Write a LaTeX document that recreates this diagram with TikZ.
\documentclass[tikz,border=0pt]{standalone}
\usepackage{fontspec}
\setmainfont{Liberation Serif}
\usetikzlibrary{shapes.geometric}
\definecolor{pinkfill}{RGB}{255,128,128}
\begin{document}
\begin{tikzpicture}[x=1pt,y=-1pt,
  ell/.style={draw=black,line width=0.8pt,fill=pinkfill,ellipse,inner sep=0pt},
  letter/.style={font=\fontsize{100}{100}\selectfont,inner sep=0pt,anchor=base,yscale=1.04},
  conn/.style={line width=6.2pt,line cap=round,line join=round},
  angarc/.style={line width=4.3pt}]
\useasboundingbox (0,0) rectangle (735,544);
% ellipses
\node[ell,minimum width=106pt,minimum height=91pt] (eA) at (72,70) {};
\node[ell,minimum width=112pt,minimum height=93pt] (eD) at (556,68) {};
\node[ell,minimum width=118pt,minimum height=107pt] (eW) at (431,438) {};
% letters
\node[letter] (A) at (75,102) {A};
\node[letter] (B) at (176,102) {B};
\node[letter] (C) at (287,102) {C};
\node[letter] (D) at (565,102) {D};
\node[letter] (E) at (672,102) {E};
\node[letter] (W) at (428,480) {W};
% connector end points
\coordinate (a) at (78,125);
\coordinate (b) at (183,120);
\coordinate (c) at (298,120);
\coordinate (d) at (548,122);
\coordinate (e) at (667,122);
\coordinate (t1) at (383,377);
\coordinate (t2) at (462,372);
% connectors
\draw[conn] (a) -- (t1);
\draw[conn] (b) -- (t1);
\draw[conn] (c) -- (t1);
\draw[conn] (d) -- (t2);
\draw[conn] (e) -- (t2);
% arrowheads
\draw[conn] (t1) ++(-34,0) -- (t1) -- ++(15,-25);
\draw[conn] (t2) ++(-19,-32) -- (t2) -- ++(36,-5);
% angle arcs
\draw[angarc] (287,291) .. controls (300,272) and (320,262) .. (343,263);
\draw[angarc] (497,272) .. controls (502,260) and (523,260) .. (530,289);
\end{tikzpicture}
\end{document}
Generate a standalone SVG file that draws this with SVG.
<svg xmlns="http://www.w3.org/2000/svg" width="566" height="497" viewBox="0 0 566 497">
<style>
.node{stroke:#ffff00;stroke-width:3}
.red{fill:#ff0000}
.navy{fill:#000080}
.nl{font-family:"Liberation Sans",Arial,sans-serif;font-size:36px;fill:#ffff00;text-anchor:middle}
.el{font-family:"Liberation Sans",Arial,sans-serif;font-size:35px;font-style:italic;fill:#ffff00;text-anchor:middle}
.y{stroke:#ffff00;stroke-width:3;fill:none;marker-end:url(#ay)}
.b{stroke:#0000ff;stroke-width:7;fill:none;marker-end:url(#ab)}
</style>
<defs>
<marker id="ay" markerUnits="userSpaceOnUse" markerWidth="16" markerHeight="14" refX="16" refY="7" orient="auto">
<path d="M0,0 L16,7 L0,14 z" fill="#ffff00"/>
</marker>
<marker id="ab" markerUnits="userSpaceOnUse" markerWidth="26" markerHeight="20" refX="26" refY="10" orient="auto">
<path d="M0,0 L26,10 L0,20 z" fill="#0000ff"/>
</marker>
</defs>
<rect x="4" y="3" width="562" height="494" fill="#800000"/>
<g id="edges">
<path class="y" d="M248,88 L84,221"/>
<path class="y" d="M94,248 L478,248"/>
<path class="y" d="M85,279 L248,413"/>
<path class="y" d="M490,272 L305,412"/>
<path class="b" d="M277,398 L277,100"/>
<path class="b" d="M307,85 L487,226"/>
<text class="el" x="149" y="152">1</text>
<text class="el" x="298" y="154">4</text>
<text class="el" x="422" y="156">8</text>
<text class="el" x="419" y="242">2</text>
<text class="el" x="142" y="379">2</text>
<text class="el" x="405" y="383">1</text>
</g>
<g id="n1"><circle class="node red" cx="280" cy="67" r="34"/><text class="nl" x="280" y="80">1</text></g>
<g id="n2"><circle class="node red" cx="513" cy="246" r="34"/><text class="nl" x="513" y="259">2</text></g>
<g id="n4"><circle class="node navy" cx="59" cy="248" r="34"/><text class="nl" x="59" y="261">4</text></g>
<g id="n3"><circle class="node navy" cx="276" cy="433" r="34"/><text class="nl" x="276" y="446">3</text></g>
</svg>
-.-.-
_Task to complete_: Print all of the entries again, exactly as written.

_Output of the task_:
Write a LaTeX document that recreates this diagram with TikZ.
\documentclass[tikz,border=0pt]{standalone}
\usepackage{fontspec}
\setmainfont{Liberation Serif}
\usetikzlibrary{shapes.geometric}
\definecolor{pinkfill}{RGB}{255,128,128}
\begin{document}
\begin{tikzpicture}[x=1pt,y=-1pt,
  ell/.style={draw=black,line width=0.8pt,fill=pinkfill,ellipse,inner sep=0pt},
  letter/.style={font=\fontsize{100}{100}\selectfont,inner sep=0pt,anchor=base,yscale=1.04},
  conn/.style={line width=6.2pt,line cap=round,line join=round},
  angarc/.style={line width=4.3pt}]
\useasboundingbox (0,0) rectangle (735,544);
% ellipses
\node[ell,minimum width=106pt,minimum height=91pt] (eA) at (72,70) {};
\node[ell,minimum width=112pt,minimum height=93pt] (eD) at (556,68) {};
\node[ell,minimum width=118pt,minimum height=107pt] (eW) at (431,438) {};
% letters
\node[letter] (A) at (75,102) {A};
\node[letter] (B) at (176,102) {B};
\node[letter] (C) at (287,102) {C};
\node[letter] (D) at (565,102) {D};
\node[letter] (E) at (672,102) {E};
\node[letter] (W) at (428,480) {W};
% connector end points
\coordinate (a) at (78,125);
\coordinate (b) at (183,120);
\coordinate (c) at (298,120);
\coordinate (d) at (548,122);
\coordinate (e) at (667,122);
\coordinate (t1) at (383,377);
\coordinate (t2) at (462,372);
% connectors
\draw[conn] (a) -- (t1);
\draw[conn] (b) -- (t1);
\draw[conn] (c) -- (t1);
\draw[conn] (d) -- (t2);
\draw[conn] (e) -- (t2);
% arrowheads
\draw[conn] (t1) ++(-34,0) -- (t1) -- ++(15,-25);
\draw[conn] (t2) ++(-19,-32) -- (t2) -- ++(36,-5);
% angle arcs
\draw[angarc] (287,291) .. controls (300,272) and (320,262) .. (343,263);
\draw[angarc] (497,272) .. controls (502,260) and (523,260) .. (530,289);
\end{tikzpicture}
\end{document}
Generate a standalone SVG file that draws this with SVG.
<svg xmlns="http://www.w3.org/2000/svg" width="566" height="497" viewBox="0 0 566 497">
<style>
.node{stroke:#ffff00;stroke-width:3}
.red{fill:#ff0000}
.navy{fill:#000080}
.nl{font-family:"Liberation Sans",Arial,sans-serif;font-size:36px;fill:#ffff00;text-anchor:middle}
.el{font-family:"Liberation Sans",Arial,sans-serif;font-size:35px;font-style:italic;fill:#ffff00;text-anchor:middle}
.y{stroke:#ffff00;stroke-width:3;fill:none;marker-end:url(#ay)}
.b{stroke:#0000ff;stroke-width:7;fill:none;marker-end:url(#ab)}
</style>
<defs>
<marker id="ay" markerUnits="userSpaceOnUse" markerWidth="16" markerHeight="14" refX="16" refY="7" orient="auto">
<path d="M0,0 L16,7 L0,14 z" fill="#ffff00"/>
</marker>
<marker id="ab" markerUnits="userSpaceOnUse" markerWidth="26" markerHeight="20" refX="26" refY="10" orient="auto">
<path d="M0,0 L26,10 L0,20 z" fill="#0000ff"/>
</marker>
</defs>
<rect x="4" y="3" width="562" height="494" fill="#800000"/>
<g id="edges">
<path class="y" d="M248,88 L84,221"/>
<path class="y" d="M94,248 L478,248"/>
<path class="y" d="M85,279 L248,413"/>
<path class="y" d="M490,272 L305,412"/>
<path class="b" d="M277,398 L277,100"/>
<path class="b" d="M307,85 L487,226"/>
<text class="el" x="149" y="152">1</text>
<text class="el" x="298" y="154">4</text>
<text class="el" x="422" y="156">8</text>
<text class="el" x="419" y="242">2</text>
<text class="el" x="142" y="379">2</text>
<text class="el" x="405" y="383">1</text>
</g>
<g id="n1"><circle class="node red" cx="280" cy="67" r="34"/><text class="nl" x="280" y="80">1</text></g>
<g id="n2"><circle class="node red" cx="513" cy="246" r="34"/><text class="nl" x="513" y="259">2</text></g>
<g id="n4"><circle class="node navy" cx="59" cy="248" r="34"/><text class="nl" x="59" y="261">4</text></g>
<g id="n3"><circle class="node navy" cx="276" cy="433" r="34"/><text class="nl" x="276" y="446">3</text></g>
</svg>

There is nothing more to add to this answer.